__PROBLEM TO SOLVE__: Include the line with "import * as" and every line before it in the entries below, echoed exactly, but not the pictures.

__DATASET CONTENT__:
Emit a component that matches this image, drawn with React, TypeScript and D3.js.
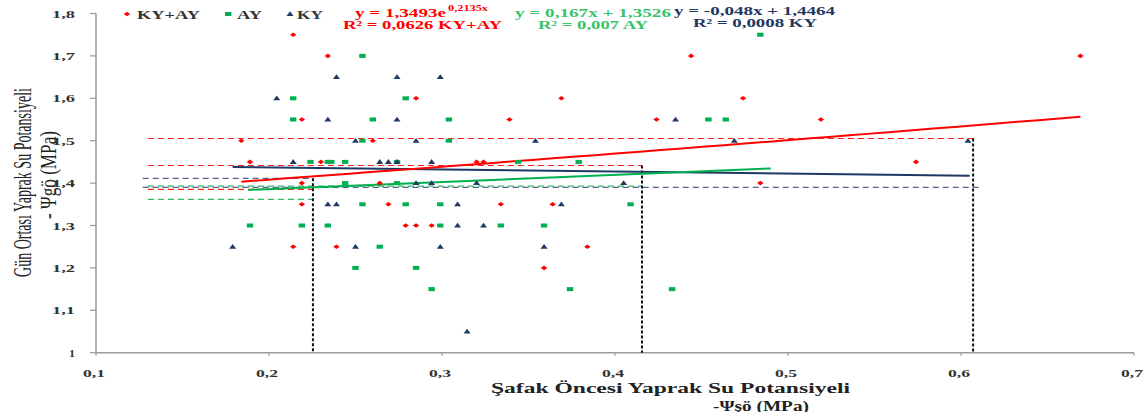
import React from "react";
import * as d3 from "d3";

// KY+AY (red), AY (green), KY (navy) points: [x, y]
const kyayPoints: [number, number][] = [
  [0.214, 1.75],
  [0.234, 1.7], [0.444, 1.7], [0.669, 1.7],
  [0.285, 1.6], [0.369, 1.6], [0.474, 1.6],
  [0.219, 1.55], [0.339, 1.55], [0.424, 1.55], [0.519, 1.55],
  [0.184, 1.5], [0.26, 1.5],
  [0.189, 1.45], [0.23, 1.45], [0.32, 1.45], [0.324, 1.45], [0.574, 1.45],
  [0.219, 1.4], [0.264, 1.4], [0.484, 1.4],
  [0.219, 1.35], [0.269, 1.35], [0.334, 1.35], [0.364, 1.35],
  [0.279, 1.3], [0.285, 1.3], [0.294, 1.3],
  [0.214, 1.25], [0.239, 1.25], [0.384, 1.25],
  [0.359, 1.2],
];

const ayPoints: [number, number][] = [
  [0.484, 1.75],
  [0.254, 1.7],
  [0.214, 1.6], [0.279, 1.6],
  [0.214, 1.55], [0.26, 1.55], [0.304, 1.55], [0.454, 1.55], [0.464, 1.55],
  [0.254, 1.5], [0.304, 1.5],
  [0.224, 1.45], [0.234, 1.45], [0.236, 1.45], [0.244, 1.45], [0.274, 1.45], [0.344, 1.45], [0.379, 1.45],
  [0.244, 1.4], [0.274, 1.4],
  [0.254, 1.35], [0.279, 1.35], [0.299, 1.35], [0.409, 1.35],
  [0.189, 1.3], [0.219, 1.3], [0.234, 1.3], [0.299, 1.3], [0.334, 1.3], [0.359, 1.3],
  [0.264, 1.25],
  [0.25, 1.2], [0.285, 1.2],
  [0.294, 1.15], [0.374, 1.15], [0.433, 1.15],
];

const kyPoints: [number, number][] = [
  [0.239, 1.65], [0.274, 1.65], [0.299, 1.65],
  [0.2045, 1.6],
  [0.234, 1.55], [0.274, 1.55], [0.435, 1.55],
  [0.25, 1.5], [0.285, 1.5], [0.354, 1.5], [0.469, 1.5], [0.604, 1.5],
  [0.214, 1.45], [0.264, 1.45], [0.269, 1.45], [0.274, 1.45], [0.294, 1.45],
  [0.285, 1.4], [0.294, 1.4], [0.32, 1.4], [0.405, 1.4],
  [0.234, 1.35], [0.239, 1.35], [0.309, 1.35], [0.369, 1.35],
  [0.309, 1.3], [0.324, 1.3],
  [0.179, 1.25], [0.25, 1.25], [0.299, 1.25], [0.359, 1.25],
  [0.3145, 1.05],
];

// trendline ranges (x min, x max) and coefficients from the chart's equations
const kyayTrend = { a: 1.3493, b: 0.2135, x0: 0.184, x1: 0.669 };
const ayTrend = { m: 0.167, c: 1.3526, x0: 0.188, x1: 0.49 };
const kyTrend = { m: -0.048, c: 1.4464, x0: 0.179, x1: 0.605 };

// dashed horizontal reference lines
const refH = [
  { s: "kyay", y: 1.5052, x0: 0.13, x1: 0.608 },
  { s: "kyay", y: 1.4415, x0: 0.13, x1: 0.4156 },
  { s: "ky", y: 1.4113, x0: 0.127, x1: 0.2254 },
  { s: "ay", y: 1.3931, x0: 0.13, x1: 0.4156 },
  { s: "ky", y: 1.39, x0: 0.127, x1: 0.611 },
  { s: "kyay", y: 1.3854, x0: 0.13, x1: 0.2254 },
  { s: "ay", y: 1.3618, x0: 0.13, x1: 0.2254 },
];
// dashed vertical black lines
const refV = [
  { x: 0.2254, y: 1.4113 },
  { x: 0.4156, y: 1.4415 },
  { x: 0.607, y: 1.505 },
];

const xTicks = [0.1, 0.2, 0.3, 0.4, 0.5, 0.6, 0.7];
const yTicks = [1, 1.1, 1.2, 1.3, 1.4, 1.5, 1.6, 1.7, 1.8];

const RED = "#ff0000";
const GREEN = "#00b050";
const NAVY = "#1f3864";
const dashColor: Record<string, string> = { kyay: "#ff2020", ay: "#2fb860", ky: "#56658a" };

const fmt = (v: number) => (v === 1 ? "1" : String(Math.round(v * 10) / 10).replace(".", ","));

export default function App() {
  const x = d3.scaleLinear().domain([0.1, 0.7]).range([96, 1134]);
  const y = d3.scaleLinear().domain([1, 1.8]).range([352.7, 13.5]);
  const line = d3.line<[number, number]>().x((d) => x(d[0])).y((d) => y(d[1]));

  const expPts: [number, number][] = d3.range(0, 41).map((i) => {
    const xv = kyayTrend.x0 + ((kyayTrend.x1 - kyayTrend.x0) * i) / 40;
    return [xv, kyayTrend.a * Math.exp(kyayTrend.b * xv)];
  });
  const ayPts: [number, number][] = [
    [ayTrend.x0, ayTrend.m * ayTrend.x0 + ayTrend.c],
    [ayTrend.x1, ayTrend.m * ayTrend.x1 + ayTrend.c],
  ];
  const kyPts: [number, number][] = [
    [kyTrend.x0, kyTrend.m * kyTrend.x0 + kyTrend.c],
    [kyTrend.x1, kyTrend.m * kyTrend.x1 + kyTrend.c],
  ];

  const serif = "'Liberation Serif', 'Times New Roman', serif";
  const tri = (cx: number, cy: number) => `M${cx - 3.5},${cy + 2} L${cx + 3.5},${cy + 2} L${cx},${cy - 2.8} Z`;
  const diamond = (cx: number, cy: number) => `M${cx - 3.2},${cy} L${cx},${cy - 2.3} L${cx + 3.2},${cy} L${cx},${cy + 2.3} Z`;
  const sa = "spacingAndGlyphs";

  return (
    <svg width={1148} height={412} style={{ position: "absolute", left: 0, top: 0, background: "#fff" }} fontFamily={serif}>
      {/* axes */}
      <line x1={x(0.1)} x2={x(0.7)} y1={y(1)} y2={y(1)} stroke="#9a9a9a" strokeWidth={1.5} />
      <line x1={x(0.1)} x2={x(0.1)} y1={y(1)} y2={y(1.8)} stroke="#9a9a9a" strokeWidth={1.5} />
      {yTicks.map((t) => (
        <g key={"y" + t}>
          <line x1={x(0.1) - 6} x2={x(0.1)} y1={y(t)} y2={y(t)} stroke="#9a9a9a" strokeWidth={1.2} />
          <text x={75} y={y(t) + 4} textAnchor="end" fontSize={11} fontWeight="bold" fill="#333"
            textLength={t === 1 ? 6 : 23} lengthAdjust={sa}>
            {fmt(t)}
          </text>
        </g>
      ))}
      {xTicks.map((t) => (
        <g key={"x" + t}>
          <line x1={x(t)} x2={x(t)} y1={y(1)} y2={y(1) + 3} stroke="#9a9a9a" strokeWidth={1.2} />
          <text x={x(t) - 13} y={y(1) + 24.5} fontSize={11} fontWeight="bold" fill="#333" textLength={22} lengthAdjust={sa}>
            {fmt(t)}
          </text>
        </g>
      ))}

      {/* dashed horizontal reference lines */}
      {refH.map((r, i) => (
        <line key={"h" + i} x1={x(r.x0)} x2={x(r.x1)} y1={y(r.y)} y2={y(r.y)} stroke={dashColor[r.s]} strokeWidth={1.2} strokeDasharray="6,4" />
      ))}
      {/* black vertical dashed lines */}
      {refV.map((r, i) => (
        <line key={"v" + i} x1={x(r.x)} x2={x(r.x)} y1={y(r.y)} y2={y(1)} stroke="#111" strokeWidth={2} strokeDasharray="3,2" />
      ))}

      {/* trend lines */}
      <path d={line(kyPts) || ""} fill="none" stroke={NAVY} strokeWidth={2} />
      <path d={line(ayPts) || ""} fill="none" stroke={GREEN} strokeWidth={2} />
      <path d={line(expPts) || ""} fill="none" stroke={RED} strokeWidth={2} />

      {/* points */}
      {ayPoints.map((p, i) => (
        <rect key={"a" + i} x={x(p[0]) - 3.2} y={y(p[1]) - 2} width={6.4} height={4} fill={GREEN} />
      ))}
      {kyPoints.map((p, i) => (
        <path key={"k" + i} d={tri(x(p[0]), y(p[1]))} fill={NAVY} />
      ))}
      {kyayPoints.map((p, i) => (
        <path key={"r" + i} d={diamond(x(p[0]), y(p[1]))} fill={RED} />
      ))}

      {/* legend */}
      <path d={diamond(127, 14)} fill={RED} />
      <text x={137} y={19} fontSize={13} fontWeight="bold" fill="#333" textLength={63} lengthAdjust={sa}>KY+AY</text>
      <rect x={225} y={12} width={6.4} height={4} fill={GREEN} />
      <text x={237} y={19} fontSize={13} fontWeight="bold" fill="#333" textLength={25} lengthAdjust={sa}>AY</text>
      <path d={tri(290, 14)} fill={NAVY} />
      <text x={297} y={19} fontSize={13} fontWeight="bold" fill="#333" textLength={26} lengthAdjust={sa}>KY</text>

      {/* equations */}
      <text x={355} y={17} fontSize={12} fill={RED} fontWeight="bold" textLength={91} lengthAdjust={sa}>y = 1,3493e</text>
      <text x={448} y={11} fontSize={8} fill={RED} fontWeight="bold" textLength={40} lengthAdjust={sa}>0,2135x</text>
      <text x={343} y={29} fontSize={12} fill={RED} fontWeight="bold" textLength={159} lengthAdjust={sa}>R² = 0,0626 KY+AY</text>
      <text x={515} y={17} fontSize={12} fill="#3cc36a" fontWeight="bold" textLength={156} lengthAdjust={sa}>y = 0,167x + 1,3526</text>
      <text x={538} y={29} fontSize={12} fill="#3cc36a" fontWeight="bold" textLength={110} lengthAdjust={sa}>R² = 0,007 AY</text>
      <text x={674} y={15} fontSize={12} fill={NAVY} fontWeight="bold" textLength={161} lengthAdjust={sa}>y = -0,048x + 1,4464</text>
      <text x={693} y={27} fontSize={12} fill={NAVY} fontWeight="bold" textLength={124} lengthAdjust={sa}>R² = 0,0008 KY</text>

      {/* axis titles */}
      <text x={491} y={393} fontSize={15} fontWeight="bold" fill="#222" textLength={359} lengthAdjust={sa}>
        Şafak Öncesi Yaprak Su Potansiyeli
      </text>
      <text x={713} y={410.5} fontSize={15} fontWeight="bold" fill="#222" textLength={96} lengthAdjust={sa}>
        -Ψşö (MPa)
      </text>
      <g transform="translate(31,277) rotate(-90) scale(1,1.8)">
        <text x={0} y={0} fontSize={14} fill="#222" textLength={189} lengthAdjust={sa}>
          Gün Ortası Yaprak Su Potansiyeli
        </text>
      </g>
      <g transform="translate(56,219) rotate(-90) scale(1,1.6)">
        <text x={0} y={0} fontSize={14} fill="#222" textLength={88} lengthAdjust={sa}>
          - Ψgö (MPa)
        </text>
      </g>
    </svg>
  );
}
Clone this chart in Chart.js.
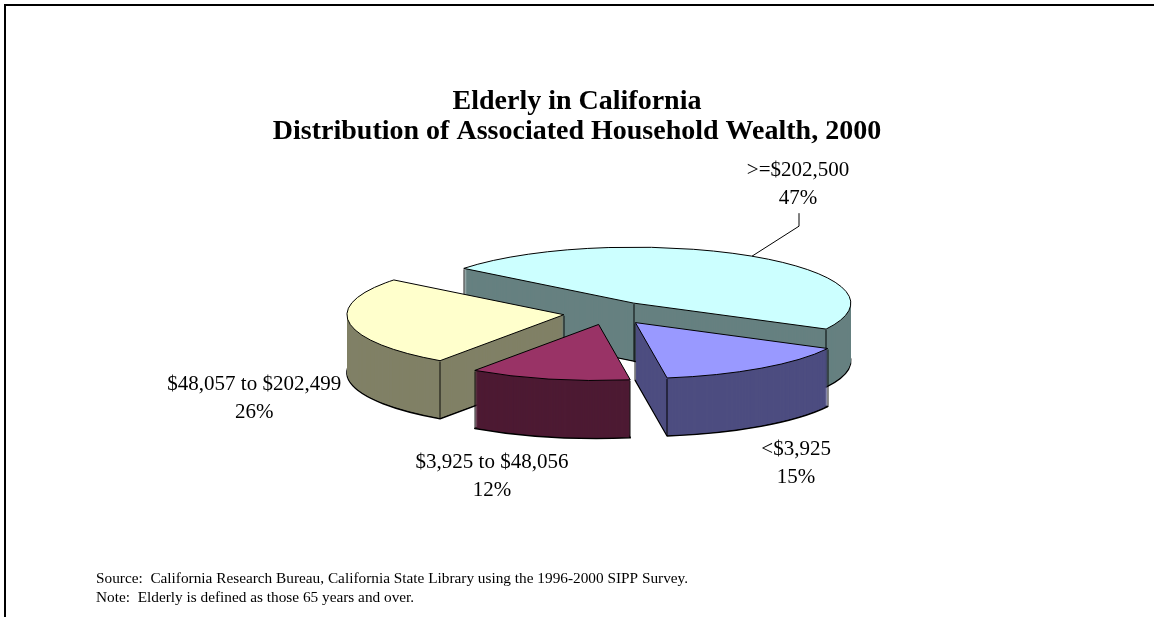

__FINAL ANSWER__:
Emit a component that matches this image, drawn with React, TypeScript and D3.js.
import React from "react";
import * as d3 from "d3";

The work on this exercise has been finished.